■ YOUR INSTRUCTIONS:
Extract each line of the material that follows exactly and omit its pictures.

Source records:

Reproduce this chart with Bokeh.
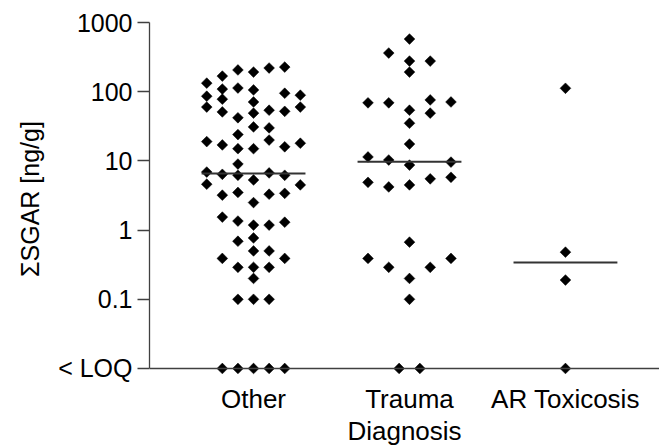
import numpy as np
from bokeh.plotting import figure
from bokeh.models import Range1d, FixedTicker, Span
from bokeh.embed import file_html
from bokeh.resources import INLINE

# ---- data -------------------------------------------------------------
categories = ["Other", "Trauma", "AR Toxicosis"]
LOQ = 0.01  # values below limit of quantification are plotted here
y_ticks = [0.01, 0.1, 1, 10, 100, 1000]
y_tick_labels = ["< LOQ", "0.1", "1", "10", "100", "1000"]

other_values = [206, 192, 220, 227, 168, 133, 109, 113, 106, 86,
                78, 71, 95, 89, 60, 51, 49, 54, 52, 60,
                42, 31, 30, 24, 19, 17, 15, 15, 20, 16,
                18, 9.0, 6.9, 6.4, 6.2, 6.7, 6.2, 5.3, 4.6, 4.5,
                3.2, 3.5, 3.3, 3.4, 2.5, 1.54, 1.35, 1.18, 1.18, 1.30,
                0.77, 0.69, 0.50, 0.50, 0.39, 0.29, 0.29, 0.29, 0.39, 0.20,
                0.1, 0.1, 0.1, LOQ, LOQ, LOQ, LOQ, LOQ]
other_cols = [-1, 0, 1, 2, -2, -3, -2, -1, 0, -3,
              -2, 0, 2, 3, -3, -2, 0, 1, 2, 3,
              -1, 0, 1, -1, -3, -2, -1, 0, 1, 2,
              3, -1, -3, -2, -1, 1, 2, 0, -3, 3,
              -2, -1, 1, 2, 0, -2, -1, 0, 1, 2,
              0, -1, 0, 1, -2, -1, 0, 1, 2, 0,
              -1, 0, 1, -2, -1, 0, 1, 2]

trauma_values = [577, 362, 277, 277, 192, 69, 69, 76, 71, 54,
                 49, 35, 17.5, 11.4, 10.3, 8.7, 9.6, 4.9, 4.2, 4.5,
                 5.5, 5.8, 0.67, 0.39, 0.29, 0.29, 0.39, 0.20, 0.1, LOQ, LOQ]
trauma_cols = [0, -1, 0, 1, 0, -2, -1, 1, 2, 0,
               1, 0, 0, -2, -1, 0, 2, -2, -1, 0,
               1, 2, 0, -2, -1, 1, 2, 0, 0, -0.5, 0.5]

ar_values = [112, 0.48, 0.19, LOQ]
ar_cols = [0, 0, 0, 0]

medians = [6.6, 9.7, 0.34]
col_step = [0.1, 0.133, 0.133]
median_half_width = 0.333

# ---- figure -----------------------------------------------------------
FONT = "Liberation Sans"
AXIS_COLOR = "#404040"

p = figure(width=659, height=448,
           x_range=Range1d(0.333, 3.603), y_range=Range1d(0.00792, 1000),
           y_axis_type="log", output_backend="svg", toolbar_location=None,
           min_border_left=149, min_border_right=0, min_border_top=22,
           min_border_bottom=73)
p.outline_line_color = None
p.grid.visible = False
p.background_fill_color = "white"
p.border_fill_color = "white"

# x axis line drawn at the "< LOQ" level (range extends a bit below so markers are not cut)
p.add_layout(Span(location=LOQ, dimension="width", line_color=AXIS_COLOR, line_width=1.3))

groups = [(other_values, other_cols), (trauma_values, trauma_cols), (ar_values, ar_cols)]
for i, (vals, cols) in enumerate(groups):
    xs = [i + 1 + c * col_step[i] for c in cols]
    p.scatter(xs, vals, marker="square", angle=np.pi / 4, size=7.6,
              fill_color="black", line_color="black", line_width=0.5)

cat_pos = [i + 1 for i in range(len(categories))]
p.segment(x0=[c - median_half_width for c in cat_pos], x1=[c + median_half_width for c in cat_pos],
          y0=medians, y1=medians, line_color="#333333", line_width=2)

# y axis
ya = p.yaxis[0]
ya.ticker = FixedTicker(ticks=y_ticks)
ya.major_label_overrides = {t: l for t, l in zip(y_ticks, y_tick_labels)}
ya.bounds = (LOQ, 1000)
ya.minor_tick_line_color = None
ya.major_tick_out = 12
ya.major_tick_in = 0
ya.major_label_standoff = 5
ya.axis_line_color = AXIS_COLOR
ya.major_tick_line_color = AXIS_COLOR
ya.axis_line_width = 1.3
ya.major_tick_line_width = 1.3
ya.major_label_text_font = FONT
ya.major_label_text_font_size = "25px"
ya.major_label_text_color = "black"
ya.axis_label = "ΣSGAR [ng/g]"
ya.axis_label_text_font = FONT
ya.axis_label_text_font_size = "25px"
ya.axis_label_text_font_style = "normal"
ya.axis_label_text_color = "black"
ya.axis_label_standoff = 11

# x axis (its own line hidden; the visible line is the span at LOQ)
xa = p.xaxis[0]
xa.ticker = FixedTicker(ticks=cat_pos)
xa.major_label_overrides = {c: n for c, n in zip(cat_pos, categories)}
xa.minor_tick_line_color = None
xa.major_tick_line_color = None
xa.major_tick_out = 0
xa.major_tick_in = 0
xa.major_label_standoff = 8
xa.axis_line_color = None
xa.major_label_text_font = FONT
xa.major_label_text_font_size = "26px"
xa.major_label_text_color = "black"
xa.axis_label = "Diagnosis"
xa.axis_label_text_font = FONT
xa.axis_label_text_font_size = "26px"
xa.axis_label_text_font_style = "normal"
xa.axis_label_text_color = "black"
xa.axis_label_standoff = -1

open("out.html", "w").write(file_html(p, INLINE))
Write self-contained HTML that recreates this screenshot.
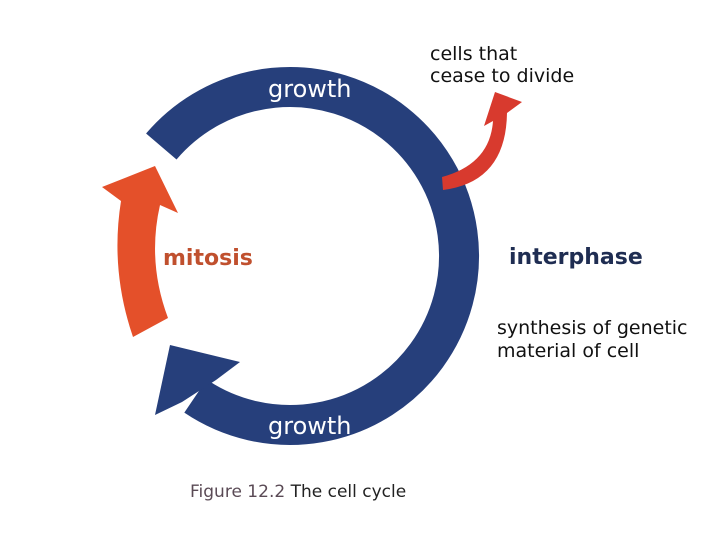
<!DOCTYPE html>
<html><head><meta charset="utf-8"><style>
html,body{margin:0;padding:0;background:#fff;}
svg{display:block}
text{font-family:"DejaVu Sans","Liberation Sans",sans-serif;}
</style></head><body>
<svg width="720" height="540" viewBox="0 0 720 540" xmlns="http://www.w3.org/2000/svg">
<rect width="720" height="540" fill="#fff"/>
<path d="M 161.3 146.5 A 169 169 0 1 1 195.5 396.1" fill="none" stroke="#263f7b" stroke-width="40"/>
<polygon points="170,345 240,362 216,380 182,402 155,415" fill="#263f7b"/>
<path d="M 155 166 L 178 213 L 160 205 Q 147 262 168 318 L 133 337 Q 110 270 121 201 L 102 187 Z" fill="#e4502a"/>
<path d="M 442 177 Q 490 164 493 121 L 484 126 L 495 92 L 522 102 L 507 113 Q 506 182 443 190 Z" fill="#d83a2e"/>
<text x="268" y="97" font-size="24" fill="#fff">growth</text>
<text x="268" y="434" font-size="24" fill="#fff">growth</text>
<text x="163" y="265" font-size="22" font-weight="bold" fill="#c0502e">mitosis</text>
<text x="509" y="264" font-size="22" font-weight="bold" fill="#1f2d52">interphase</text>
<text x="430" y="60" font-size="19" fill="#111">cells that</text>
<text x="430" y="82" font-size="19" fill="#111">cease to divide</text>
<text x="497" y="334" font-size="19" fill="#111">synthesis of genetic</text>
<text x="497" y="357" font-size="19" fill="#111">material of cell</text>
<text x="190" y="497" font-size="17" fill="#5a4a55">Figure 12.2 <tspan fill="#222">The cell cycle</tspan></text>
</svg>
</body></html>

■ SOLUTION TO THE EXERCISE:
Reproduce this chart with Bokeh.
import numpy as np
from bokeh.plotting import figure
from bokeh.models import Range1d, FixedTicker, Span
from bokeh.embed import file_html
from bokeh.resources import INLINE

# ---- data -------------------------------------------------------------
categories = ["Other", "Trauma", "AR Toxicosis"]
LOQ = 0.01  # values below limit of quantification are plotted here
y_ticks = [0.01, 0.1, 1, 10, 100, 1000]
y_tick_labels = ["< LOQ", "0.1", "1", "10", "100", "1000"]

other_values = [206, 192, 220, 227, 168, 133, 109, 113, 106, 86,
                78, 71, 95, 89, 60, 51, 49, 54, 52, 60,
                42, 31, 30, 24, 19, 17, 15, 15, 20, 16,
                18, 9.0, 6.9, 6.4, 6.2, 6.7, 6.2, 5.3, 4.6, 4.5,
                3.2, 3.5, 3.3, 3.4, 2.5, 1.54, 1.35, 1.18, 1.18, 1.30,
                0.77, 0.69, 0.50, 0.50, 0.39, 0.29, 0.29, 0.29, 0.39, 0.20,
                0.1, 0.1, 0.1, LOQ, LOQ, LOQ, LOQ, LOQ]
other_cols = [-1, 0, 1, 2, -2, -3, -2, -1, 0, -3,
              -2, 0, 2, 3, -3, -2, 0, 1, 2, 3,
              -1, 0, 1, -1, -3, -2, -1, 0, 1, 2,
              3, -1, -3, -2, -1, 1, 2, 0, -3, 3,
              -2, -1, 1, 2, 0, -2, -1, 0, 1, 2,
              0, -1, 0, 1, -2, -1, 0, 1, 2, 0,
              -1, 0, 1, -2, -1, 0, 1, 2]

trauma_values = [577, 362, 277, 277, 192, 69, 69, 76, 71, 54,
                 49, 35, 17.5, 11.4, 10.3, 8.7, 9.6, 4.9, 4.2, 4.5,
                 5.5, 5.8, 0.67, 0.39, 0.29, 0.29, 0.39, 0.20, 0.1, LOQ, LOQ]
trauma_cols = [0, -1, 0, 1, 0, -2, -1, 1, 2, 0,
               1, 0, 0, -2, -1, 0, 2, -2, -1, 0,
               1, 2, 0, -2, -1, 1, 2, 0, 0, -0.5, 0.5]

ar_values = [112, 0.48, 0.19, LOQ]
ar_cols = [0, 0, 0, 0]

medians = [6.6, 9.7, 0.34]
col_step = [0.1, 0.133, 0.133]
median_half_width = 0.333

# ---- figure -----------------------------------------------------------
FONT = "Liberation Sans"
AXIS_COLOR = "#404040"

p = figure(width=659, height=448,
           x_range=Range1d(0.333, 3.603), y_range=Range1d(0.00792, 1000),
           y_axis_type="log", output_backend="svg", toolbar_location=None,
           min_border_left=149, min_border_right=0, min_border_top=22,
           min_border_bottom=73)
p.outline_line_color = None
p.grid.visible = False
p.background_fill_color = "white"
p.border_fill_color = "white"

# x axis line drawn at the "< LOQ" level (range extends a bit below so markers are not cut)
p.add_layout(Span(location=LOQ, dimension="width", line_color=AXIS_COLOR, line_width=1.3))

groups = [(other_values, other_cols), (trauma_values, trauma_cols), (ar_values, ar_cols)]
for i, (vals, cols) in enumerate(groups):
    xs = [i + 1 + c * col_step[i] for c in cols]
    p.scatter(xs, vals, marker="square", angle=np.pi / 4, size=7.6,
              fill_color="black", line_color="black", line_width=0.5)

cat_pos = [i + 1 for i in range(len(categories))]
p.segment(x0=[c - median_half_width for c in cat_pos], x1=[c + median_half_width for c in cat_pos],
          y0=medians, y1=medians, line_color="#333333", line_width=2)

# y axis
ya = p.yaxis[0]
ya.ticker = FixedTicker(ticks=y_ticks)
ya.major_label_overrides = {t: l for t, l in zip(y_ticks, y_tick_labels)}
ya.bounds = (LOQ, 1000)
ya.minor_tick_line_color = None
ya.major_tick_out = 12
ya.major_tick_in = 0
ya.major_label_standoff = 5
ya.axis_line_color = AXIS_COLOR
ya.major_tick_line_color = AXIS_COLOR
ya.axis_line_width = 1.3
ya.major_tick_line_width = 1.3
ya.major_label_text_font = FONT
ya.major_label_text_font_size = "25px"
ya.major_label_text_color = "black"
ya.axis_label = "ΣSGAR [ng/g]"
ya.axis_label_text_font = FONT
ya.axis_label_text_font_size = "25px"
ya.axis_label_text_font_style = "normal"
ya.axis_label_text_color = "black"
ya.axis_label_standoff = 11

# x axis (its own line hidden; the visible line is the span at LOQ)
xa = p.xaxis[0]
xa.ticker = FixedTicker(ticks=cat_pos)
xa.major_label_overrides = {c: n for c, n in zip(cat_pos, categories)}
xa.minor_tick_line_color = None
xa.major_tick_line_color = None
xa.major_tick_out = 0
xa.major_tick_in = 0
xa.major_label_standoff = 8
xa.axis_line_color = None
xa.major_label_text_font = FONT
xa.major_label_text_font_size = "26px"
xa.major_label_text_color = "black"
xa.axis_label = "Diagnosis"
xa.axis_label_text_font = FONT
xa.axis_label_text_font_size = "26px"
xa.axis_label_text_font_style = "normal"
xa.axis_label_text_color = "black"
xa.axis_label_standoff = -1

open("out.html", "w").write(file_html(p, INLINE))
Write self-contained HTML that recreates this screenshot.
<!DOCTYPE html>
<html><head><meta charset="utf-8"><style>
html,body{margin:0;padding:0;background:#fff;}
svg{display:block}
text{font-family:"DejaVu Sans","Liberation Sans",sans-serif;}
</style></head><body>
<svg width="720" height="540" viewBox="0 0 720 540" xmlns="http://www.w3.org/2000/svg">
<rect width="720" height="540" fill="#fff"/>
<path d="M 161.3 146.5 A 169 169 0 1 1 195.5 396.1" fill="none" stroke="#263f7b" stroke-width="40"/>
<polygon points="170,345 240,362 216,380 182,402 155,415" fill="#263f7b"/>
<path d="M 155 166 L 178 213 L 160 205 Q 147 262 168 318 L 133 337 Q 110 270 121 201 L 102 187 Z" fill="#e4502a"/>
<path d="M 442 177 Q 490 164 493 121 L 484 126 L 495 92 L 522 102 L 507 113 Q 506 182 443 190 Z" fill="#d83a2e"/>
<text x="268" y="97" font-size="24" fill="#fff">growth</text>
<text x="268" y="434" font-size="24" fill="#fff">growth</text>
<text x="163" y="265" font-size="22" font-weight="bold" fill="#c0502e">mitosis</text>
<text x="509" y="264" font-size="22" font-weight="bold" fill="#1f2d52">interphase</text>
<text x="430" y="60" font-size="19" fill="#111">cells that</text>
<text x="430" y="82" font-size="19" fill="#111">cease to divide</text>
<text x="497" y="334" font-size="19" fill="#111">synthesis of genetic</text>
<text x="497" y="357" font-size="19" fill="#111">material of cell</text>
<text x="190" y="497" font-size="17" fill="#5a4a55">Figure 12.2 <tspan fill="#222">The cell cycle</tspan></text>
</svg>
</body></html>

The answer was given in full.